INSTRUCTIONS FOR THE TASK
Quote all of the data exactly as given. Skip every picture it contains.
○ ○ ○
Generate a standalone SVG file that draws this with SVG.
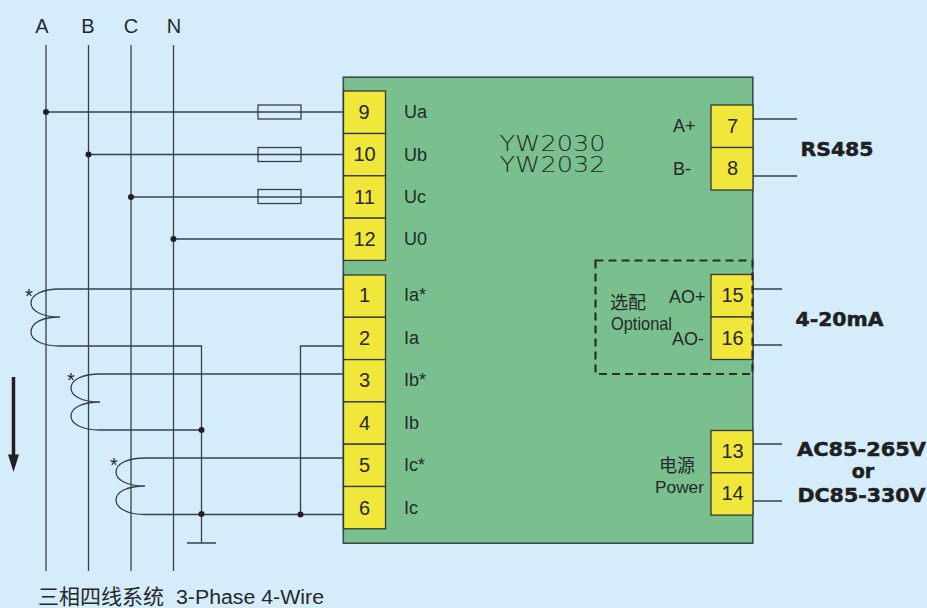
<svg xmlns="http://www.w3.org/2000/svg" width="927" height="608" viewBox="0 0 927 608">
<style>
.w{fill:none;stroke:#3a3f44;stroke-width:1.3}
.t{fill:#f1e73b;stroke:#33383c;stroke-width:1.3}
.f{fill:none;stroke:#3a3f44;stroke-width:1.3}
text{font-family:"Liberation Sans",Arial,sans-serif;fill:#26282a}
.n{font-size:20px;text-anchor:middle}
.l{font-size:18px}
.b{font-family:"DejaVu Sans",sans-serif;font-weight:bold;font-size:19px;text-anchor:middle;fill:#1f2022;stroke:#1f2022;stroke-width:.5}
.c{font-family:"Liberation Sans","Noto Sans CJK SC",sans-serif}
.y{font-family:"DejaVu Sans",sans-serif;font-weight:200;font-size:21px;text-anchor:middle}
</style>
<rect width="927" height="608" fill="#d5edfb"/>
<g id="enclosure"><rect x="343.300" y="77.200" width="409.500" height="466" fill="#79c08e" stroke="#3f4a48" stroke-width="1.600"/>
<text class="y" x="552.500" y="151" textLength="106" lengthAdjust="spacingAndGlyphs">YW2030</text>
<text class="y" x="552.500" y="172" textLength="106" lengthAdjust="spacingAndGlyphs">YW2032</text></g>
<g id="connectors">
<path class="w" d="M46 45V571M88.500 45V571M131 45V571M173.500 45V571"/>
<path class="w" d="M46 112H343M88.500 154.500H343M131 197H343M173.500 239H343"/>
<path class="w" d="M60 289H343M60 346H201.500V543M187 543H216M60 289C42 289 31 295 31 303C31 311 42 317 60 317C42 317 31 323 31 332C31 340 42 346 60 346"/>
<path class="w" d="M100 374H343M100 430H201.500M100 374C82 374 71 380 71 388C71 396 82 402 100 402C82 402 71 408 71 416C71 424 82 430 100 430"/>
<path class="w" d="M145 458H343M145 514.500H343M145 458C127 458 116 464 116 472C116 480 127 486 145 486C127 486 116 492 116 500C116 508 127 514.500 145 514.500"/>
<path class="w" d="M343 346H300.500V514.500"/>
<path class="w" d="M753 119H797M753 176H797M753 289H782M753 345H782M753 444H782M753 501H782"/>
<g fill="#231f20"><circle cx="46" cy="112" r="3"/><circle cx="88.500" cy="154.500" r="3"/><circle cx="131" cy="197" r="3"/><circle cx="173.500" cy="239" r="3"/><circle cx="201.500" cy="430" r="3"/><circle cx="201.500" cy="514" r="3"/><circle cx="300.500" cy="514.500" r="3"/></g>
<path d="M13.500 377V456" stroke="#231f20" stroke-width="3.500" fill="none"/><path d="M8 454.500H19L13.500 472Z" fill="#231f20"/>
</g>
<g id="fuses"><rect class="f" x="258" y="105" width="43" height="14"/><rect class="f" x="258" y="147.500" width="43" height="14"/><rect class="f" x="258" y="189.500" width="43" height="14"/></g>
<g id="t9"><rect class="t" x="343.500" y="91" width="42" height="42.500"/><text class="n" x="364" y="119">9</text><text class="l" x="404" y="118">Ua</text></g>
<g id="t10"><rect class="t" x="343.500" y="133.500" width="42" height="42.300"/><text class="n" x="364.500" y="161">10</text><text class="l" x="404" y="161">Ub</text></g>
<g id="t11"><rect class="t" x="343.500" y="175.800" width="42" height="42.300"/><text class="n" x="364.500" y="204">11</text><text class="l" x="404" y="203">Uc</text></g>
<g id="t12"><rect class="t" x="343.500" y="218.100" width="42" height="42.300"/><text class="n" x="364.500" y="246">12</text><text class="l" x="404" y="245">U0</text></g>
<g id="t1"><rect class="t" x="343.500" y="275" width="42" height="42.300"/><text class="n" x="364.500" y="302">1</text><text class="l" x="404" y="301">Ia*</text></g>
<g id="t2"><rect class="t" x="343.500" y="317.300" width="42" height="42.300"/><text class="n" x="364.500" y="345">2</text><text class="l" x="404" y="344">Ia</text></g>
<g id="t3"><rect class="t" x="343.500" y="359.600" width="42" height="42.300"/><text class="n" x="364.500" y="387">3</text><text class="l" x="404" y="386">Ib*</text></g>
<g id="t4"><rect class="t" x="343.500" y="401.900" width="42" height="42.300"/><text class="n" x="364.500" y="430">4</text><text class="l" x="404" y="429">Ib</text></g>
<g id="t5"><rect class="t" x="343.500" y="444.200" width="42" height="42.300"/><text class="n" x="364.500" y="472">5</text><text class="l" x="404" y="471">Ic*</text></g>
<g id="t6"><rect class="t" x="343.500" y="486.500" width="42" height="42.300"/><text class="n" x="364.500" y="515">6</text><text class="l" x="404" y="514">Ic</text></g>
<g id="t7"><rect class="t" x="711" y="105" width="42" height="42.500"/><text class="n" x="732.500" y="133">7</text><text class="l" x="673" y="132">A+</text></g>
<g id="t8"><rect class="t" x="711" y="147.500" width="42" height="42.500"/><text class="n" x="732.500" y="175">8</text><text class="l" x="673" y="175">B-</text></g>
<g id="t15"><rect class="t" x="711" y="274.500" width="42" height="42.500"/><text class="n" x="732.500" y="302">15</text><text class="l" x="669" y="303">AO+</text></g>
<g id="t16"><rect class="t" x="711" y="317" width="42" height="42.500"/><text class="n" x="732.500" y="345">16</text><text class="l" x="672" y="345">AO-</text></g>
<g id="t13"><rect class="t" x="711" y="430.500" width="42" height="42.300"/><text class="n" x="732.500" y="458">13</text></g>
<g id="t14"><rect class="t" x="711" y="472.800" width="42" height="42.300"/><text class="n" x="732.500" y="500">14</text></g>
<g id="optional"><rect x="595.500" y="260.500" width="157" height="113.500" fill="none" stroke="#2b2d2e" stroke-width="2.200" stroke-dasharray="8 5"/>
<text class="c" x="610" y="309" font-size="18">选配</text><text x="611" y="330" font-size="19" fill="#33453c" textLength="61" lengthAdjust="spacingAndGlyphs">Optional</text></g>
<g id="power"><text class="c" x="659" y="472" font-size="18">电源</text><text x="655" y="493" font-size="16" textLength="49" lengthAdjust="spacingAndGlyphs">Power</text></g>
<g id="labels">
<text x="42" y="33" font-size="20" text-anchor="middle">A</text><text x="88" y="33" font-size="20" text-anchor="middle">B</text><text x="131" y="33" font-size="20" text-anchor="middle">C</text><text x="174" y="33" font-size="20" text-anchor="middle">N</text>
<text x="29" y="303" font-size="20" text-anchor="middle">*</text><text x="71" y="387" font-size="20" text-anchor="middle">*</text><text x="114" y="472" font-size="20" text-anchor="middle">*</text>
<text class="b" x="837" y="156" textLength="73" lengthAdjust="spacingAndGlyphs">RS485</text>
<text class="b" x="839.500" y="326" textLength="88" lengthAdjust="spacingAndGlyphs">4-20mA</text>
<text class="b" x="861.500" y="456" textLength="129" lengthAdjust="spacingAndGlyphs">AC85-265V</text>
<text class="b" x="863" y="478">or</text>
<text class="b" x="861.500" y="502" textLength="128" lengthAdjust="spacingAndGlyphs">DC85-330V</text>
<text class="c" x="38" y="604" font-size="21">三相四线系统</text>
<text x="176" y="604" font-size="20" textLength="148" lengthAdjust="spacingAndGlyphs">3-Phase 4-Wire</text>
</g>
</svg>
○ ○ ○
FULL OUTPUT
Generate a standalone SVG file that draws this with SVG.
<svg xmlns="http://www.w3.org/2000/svg" width="927" height="608" viewBox="0 0 927 608">
<style>
.w{fill:none;stroke:#3a3f44;stroke-width:1.3}
.t{fill:#f1e73b;stroke:#33383c;stroke-width:1.3}
.f{fill:none;stroke:#3a3f44;stroke-width:1.3}
text{font-family:"Liberation Sans",Arial,sans-serif;fill:#26282a}
.n{font-size:20px;text-anchor:middle}
.l{font-size:18px}
.b{font-family:"DejaVu Sans",sans-serif;font-weight:bold;font-size:19px;text-anchor:middle;fill:#1f2022;stroke:#1f2022;stroke-width:.5}
.c{font-family:"Liberation Sans","Noto Sans CJK SC",sans-serif}
.y{font-family:"DejaVu Sans",sans-serif;font-weight:200;font-size:21px;text-anchor:middle}
</style>
<rect width="927" height="608" fill="#d5edfb"/>
<g id="enclosure"><rect x="343.300" y="77.200" width="409.500" height="466" fill="#79c08e" stroke="#3f4a48" stroke-width="1.600"/>
<text class="y" x="552.500" y="151" textLength="106" lengthAdjust="spacingAndGlyphs">YW2030</text>
<text class="y" x="552.500" y="172" textLength="106" lengthAdjust="spacingAndGlyphs">YW2032</text></g>
<g id="connectors">
<path class="w" d="M46 45V571M88.500 45V571M131 45V571M173.500 45V571"/>
<path class="w" d="M46 112H343M88.500 154.500H343M131 197H343M173.500 239H343"/>
<path class="w" d="M60 289H343M60 346H201.500V543M187 543H216M60 289C42 289 31 295 31 303C31 311 42 317 60 317C42 317 31 323 31 332C31 340 42 346 60 346"/>
<path class="w" d="M100 374H343M100 430H201.500M100 374C82 374 71 380 71 388C71 396 82 402 100 402C82 402 71 408 71 416C71 424 82 430 100 430"/>
<path class="w" d="M145 458H343M145 514.500H343M145 458C127 458 116 464 116 472C116 480 127 486 145 486C127 486 116 492 116 500C116 508 127 514.500 145 514.500"/>
<path class="w" d="M343 346H300.500V514.500"/>
<path class="w" d="M753 119H797M753 176H797M753 289H782M753 345H782M753 444H782M753 501H782"/>
<g fill="#231f20"><circle cx="46" cy="112" r="3"/><circle cx="88.500" cy="154.500" r="3"/><circle cx="131" cy="197" r="3"/><circle cx="173.500" cy="239" r="3"/><circle cx="201.500" cy="430" r="3"/><circle cx="201.500" cy="514" r="3"/><circle cx="300.500" cy="514.500" r="3"/></g>
<path d="M13.500 377V456" stroke="#231f20" stroke-width="3.500" fill="none"/><path d="M8 454.500H19L13.500 472Z" fill="#231f20"/>
</g>
<g id="fuses"><rect class="f" x="258" y="105" width="43" height="14"/><rect class="f" x="258" y="147.500" width="43" height="14"/><rect class="f" x="258" y="189.500" width="43" height="14"/></g>
<g id="t9"><rect class="t" x="343.500" y="91" width="42" height="42.500"/><text class="n" x="364" y="119">9</text><text class="l" x="404" y="118">Ua</text></g>
<g id="t10"><rect class="t" x="343.500" y="133.500" width="42" height="42.300"/><text class="n" x="364.500" y="161">10</text><text class="l" x="404" y="161">Ub</text></g>
<g id="t11"><rect class="t" x="343.500" y="175.800" width="42" height="42.300"/><text class="n" x="364.500" y="204">11</text><text class="l" x="404" y="203">Uc</text></g>
<g id="t12"><rect class="t" x="343.500" y="218.100" width="42" height="42.300"/><text class="n" x="364.500" y="246">12</text><text class="l" x="404" y="245">U0</text></g>
<g id="t1"><rect class="t" x="343.500" y="275" width="42" height="42.300"/><text class="n" x="364.500" y="302">1</text><text class="l" x="404" y="301">Ia*</text></g>
<g id="t2"><rect class="t" x="343.500" y="317.300" width="42" height="42.300"/><text class="n" x="364.500" y="345">2</text><text class="l" x="404" y="344">Ia</text></g>
<g id="t3"><rect class="t" x="343.500" y="359.600" width="42" height="42.300"/><text class="n" x="364.500" y="387">3</text><text class="l" x="404" y="386">Ib*</text></g>
<g id="t4"><rect class="t" x="343.500" y="401.900" width="42" height="42.300"/><text class="n" x="364.500" y="430">4</text><text class="l" x="404" y="429">Ib</text></g>
<g id="t5"><rect class="t" x="343.500" y="444.200" width="42" height="42.300"/><text class="n" x="364.500" y="472">5</text><text class="l" x="404" y="471">Ic*</text></g>
<g id="t6"><rect class="t" x="343.500" y="486.500" width="42" height="42.300"/><text class="n" x="364.500" y="515">6</text><text class="l" x="404" y="514">Ic</text></g>
<g id="t7"><rect class="t" x="711" y="105" width="42" height="42.500"/><text class="n" x="732.500" y="133">7</text><text class="l" x="673" y="132">A+</text></g>
<g id="t8"><rect class="t" x="711" y="147.500" width="42" height="42.500"/><text class="n" x="732.500" y="175">8</text><text class="l" x="673" y="175">B-</text></g>
<g id="t15"><rect class="t" x="711" y="274.500" width="42" height="42.500"/><text class="n" x="732.500" y="302">15</text><text class="l" x="669" y="303">AO+</text></g>
<g id="t16"><rect class="t" x="711" y="317" width="42" height="42.500"/><text class="n" x="732.500" y="345">16</text><text class="l" x="672" y="345">AO-</text></g>
<g id="t13"><rect class="t" x="711" y="430.500" width="42" height="42.300"/><text class="n" x="732.500" y="458">13</text></g>
<g id="t14"><rect class="t" x="711" y="472.800" width="42" height="42.300"/><text class="n" x="732.500" y="500">14</text></g>
<g id="optional"><rect x="595.500" y="260.500" width="157" height="113.500" fill="none" stroke="#2b2d2e" stroke-width="2.200" stroke-dasharray="8 5"/>
<text class="c" x="610" y="309" font-size="18">选配</text><text x="611" y="330" font-size="19" fill="#33453c" textLength="61" lengthAdjust="spacingAndGlyphs">Optional</text></g>
<g id="power"><text class="c" x="659" y="472" font-size="18">电源</text><text x="655" y="493" font-size="16" textLength="49" lengthAdjust="spacingAndGlyphs">Power</text></g>
<g id="labels">
<text x="42" y="33" font-size="20" text-anchor="middle">A</text><text x="88" y="33" font-size="20" text-anchor="middle">B</text><text x="131" y="33" font-size="20" text-anchor="middle">C</text><text x="174" y="33" font-size="20" text-anchor="middle">N</text>
<text x="29" y="303" font-size="20" text-anchor="middle">*</text><text x="71" y="387" font-size="20" text-anchor="middle">*</text><text x="114" y="472" font-size="20" text-anchor="middle">*</text>
<text class="b" x="837" y="156" textLength="73" lengthAdjust="spacingAndGlyphs">RS485</text>
<text class="b" x="839.500" y="326" textLength="88" lengthAdjust="spacingAndGlyphs">4-20mA</text>
<text class="b" x="861.500" y="456" textLength="129" lengthAdjust="spacingAndGlyphs">AC85-265V</text>
<text class="b" x="863" y="478">or</text>
<text class="b" x="861.500" y="502" textLength="128" lengthAdjust="spacingAndGlyphs">DC85-330V</text>
<text class="c" x="38" y="604" font-size="21">三相四线系统</text>
<text x="176" y="604" font-size="20" textLength="148" lengthAdjust="spacingAndGlyphs">3-Phase 4-Wire</text>
</g>
</svg>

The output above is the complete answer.